Surrogate indirect adaptive controller tuning based on polynomial response surface method and bioinspired optimization: Application to the brushless direct current motor controller

Abstract

The increment of autonomous systems has stimulated the research of new controller tuning techniques to face the unpredictable disturbances and parametric uncertainties inherent in any autonomous system that affect its performance. The indirect adaptive controller tuning approach based on the general dynamic model (IACTA-GDM) and bioinspired optimization is one of the most successful elections facing parametric uncertainties and disturbances, which are intricate to handle by other controller tuning techniques.

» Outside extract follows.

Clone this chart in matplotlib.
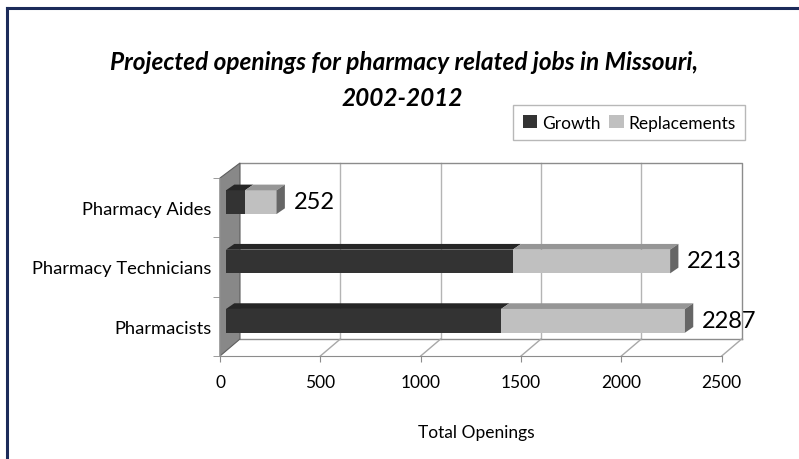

However, this controller tuning approach is limited by the complexity of the dynamic model due to the computational burden, restricting its application to relatively small systems or systems with slow responses where the tuning is updated at large time intervals. The present work proposes a novel surrogate indirect adaptive controller tuning approach based on the response surface method (SIACTA-RSM) to address computational burden limitations. The proposal is tested on the speed regulation controller of a brushless direct current motor, with the aim of reducing the speed regulation error and the control system’s power consumption. The closed-loop system performance and the required computational time obtained by the proposed SIACTA-RSM are compared to the ones of a well-established IACTA-GDM. The descriptive and inferential statistics, as well as graphical comparisons, show that the system performance obtained by the SIACTA-RSM proposal is as competitive as the IACTA-GDM approach, keeping a mean difference among the results by up to 3.18% while reducing the computational burden of IACTA-GDM by up to 90%. These outcomes show that the SIACTA-RSM proposal is a reliable alternative to overcome the computational burden limitations that affect the IACTA-GDM approach while maintaining competitive performance.